John Boulter

Personal information
- Nationality: British (English)
- Born: 18 November 1940 (age 85) Colchester, England
- Height: 185 cm (6 ft 1 in)
- Weight: 68 kg (150 lb)

Sport
- Sport: Middle-distance running
- Event: 800 metres
- Club: Bolton Harriers Oxford University AC Achilles Club

Medal record
Representing Great Britain
Summer Universiade
| Gold medal – first place | 1963 Porto Alegre | 4 × 440m relay |

= John Boulter (athlete) =

British middle-distance runner (born 1940)

John Peter Boulter (born 18 November 1940) is a British middle-distance runner who competed at two Olympic Games.

== Biography ==
Boulter was educated at The Queen's College, Oxford and University of Bristol. He won the gold medal in the men's 4 × 400 metres relay at the 1963 Summer Universiade with Adrian Metcalfe, Menzies Campbell and Dick Steane.

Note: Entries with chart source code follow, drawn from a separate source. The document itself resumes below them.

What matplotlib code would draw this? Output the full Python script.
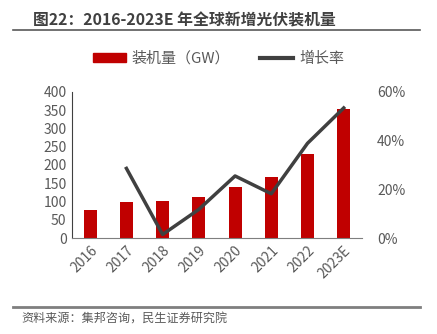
import matplotlib
matplotlib.use('Agg')
import matplotlib.pyplot as plt
from matplotlib.lines import Line2D
from matplotlib.patches import Patch
from matplotlib.ticker import FuncFormatter

plt.rcParams['font.family'] = ['Noto Sans CJK SC', 'DejaVu Sans']

years = ['2016', '2017', '2018', '2019', '2020', '2021', '2022', '2023E']
capacity = [78, 99, 101, 112, 140, 166, 230, 353]
growth = [None, 28.6, 1.5, 11.8, 25.5, 18.2, 38.9, 53.4]

BAR = '#C00000'
LINE = '#404040'
TXT = '#595959'

fig = plt.figure(figsize=(4.37, 3.34), dpi=100)
ax = fig.add_axes([0.165, 0.287, 0.663, 0.438])
x = list(range(len(years)))
ax.bar(x, capacity, width=0.36, color=BAR, zorder=2)
ax.set_xlim(-0.5, 7.5)
ax.set_ylim(0, 400)
ax.set_yticks(range(0, 401, 50))
ax.set_xticks(x)
ax.set_xticklabels(years, rotation=45, ha='right', rotation_mode='anchor')
ax.tick_params(length=0, labelsize=10, colors=TXT, pad=4)
for s in ['top', 'right']:
    ax.spines[s].set_visible(False)
ax.spines['left'].set_color(LINE)
ax.spines['bottom'].set_color('#7f7f7f')

ax2 = ax.twinx()
gx = [i for i, g in zip(x, growth) if g is not None]
gy = [g for g in growth if g is not None]
ax2.plot(gx, gy, color=LINE, lw=2.5, zorder=3)
ax2.set_ylim(0, 60)
ax2.set_yticks([0, 20, 40, 60])
ax2.yaxis.set_major_formatter(FuncFormatter(lambda v, p: f'{v:.0f}%'))
ax2.tick_params(length=0, labelsize=10, colors=TXT, pad=11)
for s in ['top', 'right', 'left', 'bottom']:
    ax2.spines[s].set_visible(False)

handles = [Patch(color=BAR), Line2D([0], [0], color=LINE, lw=3)]
fig.legend(handles, ['装机量（GW）', '增长率'], loc='center', bbox_to_anchor=(0.50, 0.825),
           ncol=2, frameon=False, fontsize=10.8, handlelength=2.2, handleheight=0.6,
           handletextpad=0.4, columnspacing=2.0, labelcolor=TXT)

fig.text(0.076, 0.94, '图22：2016-2023E 年全球新增光伏装机量', fontsize=11.4,
         fontweight='bold', color='#404040', va='center')
fig.add_artist(Line2D([0.03, 0.96], [0.91, 0.91], color='#595959', lw=1.2))
fig.add_artist(Line2D([0.03, 0.96], [0.081, 0.081], color='#7f7f7f', lw=2))
fig.text(0.05, 0.045, '资料来源：集邦咨询，民生证券研究院', fontsize=8.7, color=TXT, va='center')

fig.savefig('out.png', dpi=100)
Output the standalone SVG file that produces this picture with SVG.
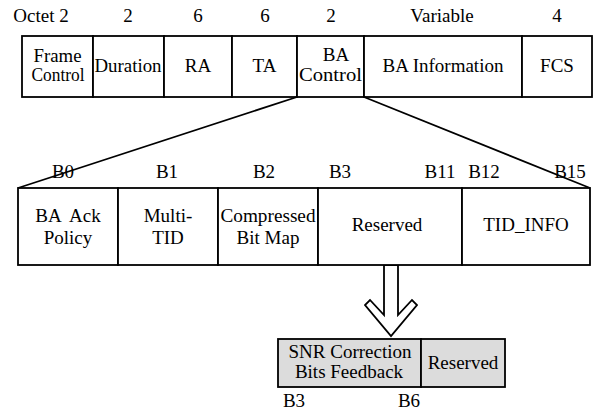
<svg xmlns="http://www.w3.org/2000/svg" width="594" height="412" viewBox="0 0 594 412" font-family="Liberation Serif, Times New Roman, serif">
  <style>
    text { font-size: 19px; fill: #000; text-anchor: middle; }
    .box { fill: #fff; stroke: #000; stroke-width: 1.8; }
    .sub { fill: #dcdcdc; stroke: #000; stroke-width: 1.8; }
    .ln { stroke: #000; stroke-width: 1.8; fill: none; }
  </style>
  <rect width="594" height="412" fill="#fff"/>

  <!-- octet counts above the frame -->
  <g id="octets">
    <text x="41" y="22">Octet 2</text>
    <text x="128" y="22">2</text>
    <text x="198" y="22">6</text>
    <text x="265" y="22">6</text>
    <text x="331" y="22">2</text>
    <text x="442" y="22">Variable</text>
    <text x="557" y="22">4</text>
  </g>

  <!-- BlockAck frame fields -->
  <g id="frame-control">
    <rect class="box" x="22" y="36" width="71" height="61"/>
    <text x="57.5" y="62" textLength="48" lengthAdjust="spacingAndGlyphs">Frame</text>
    <text x="58" y="81" textLength="53" lengthAdjust="spacingAndGlyphs">Control</text>
  </g>
  <g id="duration">
    <rect class="box" x="93" y="36" width="71" height="61"/>
    <text x="128" y="72" textLength="67" lengthAdjust="spacingAndGlyphs">Duration</text>
  </g>
  <g id="ra">
    <rect class="box" x="164" y="36" width="68" height="61"/>
    <text x="198" y="72">RA</text>
  </g>
  <g id="ta">
    <rect class="box" x="232" y="36" width="65" height="61"/>
    <text x="264.5" y="72">TA</text>
  </g>
  <g id="ba-control">
    <rect class="box" x="297" y="36" width="67" height="61"/>
    <text x="336" y="61">BA</text>
    <text x="330.5" y="81" textLength="63" lengthAdjust="spacingAndGlyphs">Control</text>
  </g>
  <g id="ba-information">
    <rect class="box" x="364" y="36" width="158" height="61"/>
    <text x="443" y="72">BA Information</text>
  </g>
  <g id="fcs">
    <rect class="box" x="522" y="36" width="70" height="61"/>
    <text x="557" y="72">FCS</text>
  </g>

  <!-- expansion of BA Control and the sub-field arrow -->
  <g id="connectors">
    <line class="ln" x1="297" y1="97" x2="18" y2="188"/>
    <line class="ln" x1="364" y1="97" x2="590" y2="188"/>
    <polygon class="ln" fill="#fff" stroke-linejoin="miter" points="384,265 398,265 398,315 412,300 417,305 391,336 365,305 370,300 384,315"/>
  </g>

  <!-- bit positions of BA Control -->
  <g id="bit-labels">
    <text x="63" y="178">B0</text>
    <text x="167" y="178">B1</text>
    <text x="264" y="178">B2</text>
    <text x="340" y="178">B3</text>
    <text x="440" y="178">B11</text>
    <text x="484" y="178">B12</text>
    <text x="570" y="178">B15</text>
  </g>

  <!-- BA Control sub-fields -->
  <g id="ba-ack-policy">
    <rect class="box" x="18" y="188" width="100" height="77"/>
    <text x="68" y="222" xml:space="preserve">BA  Ack</text>
    <text x="68" y="244">Policy</text>
  </g>
  <g id="multi-tid">
    <rect class="box" x="118" y="188" width="100" height="77"/>
    <text x="168" y="222">Multi-</text>
    <text x="168" y="244">TID</text>
  </g>
  <g id="compressed-bitmap">
    <rect class="box" x="218" y="188" width="100" height="77"/>
    <text x="268" y="222" textLength="95" lengthAdjust="spacingAndGlyphs">Compressed</text>
    <text x="268" y="244">Bit Map</text>
  </g>
  <g id="reserved">
    <rect class="box" x="318" y="188" width="144" height="77"/>
    <text x="387" y="231">Reserved</text>
  </g>
  <g id="tid-info">
    <rect class="box" x="462" y="188" width="128" height="77"/>
    <text x="526" y="231">TID_INFO</text>
  </g>

  <!-- Reserved bits B3..B11 reused -->
  <g id="snr-correction">
    <rect class="sub" x="278" y="339" width="143" height="48"/>
    <text x="350" y="358">SNR Correction</text>
    <text x="349" y="378">Bits Feedback</text>
  </g>
  <g id="sub-reserved">
    <rect class="sub" x="421" y="339" width="84" height="48"/>
    <text x="463" y="369">Reserved</text>
  </g>
  <g id="sub-bit-labels">
    <text x="294" y="407">B3</text>
    <text x="409" y="407">B6</text>
  </g>
</svg>
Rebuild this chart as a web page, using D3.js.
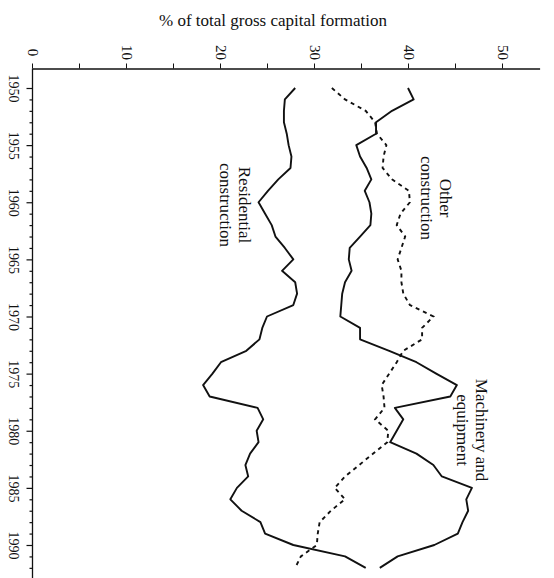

At the 1964 Olympic Games in Tokyo, he represented Great Britain in the men's 800 metres competition. Boulter won his heat but was eliminated at the semi final stage. He missed out on qualification to the final by 0.1 seconds after finishing 4th in his semi final in a time of 1:47.1

Boulter finished second behind Tom Farrell in the 880 yards event at the 1965 AAA Championships and third behind Noel Carroll at the 1966 AAA Championships.

He represented the England team at the 1966 British Empire and Commonwealth Games in Kingston, Jamaica, in the 880 yards and the 1 mile event.

Boulter became the British 880 yards champion after winning the British AAA Championships title at the 1967 AAA Championships.

After his athletics career, Boulter became a language teacher, working in Colchester and Cheltenham.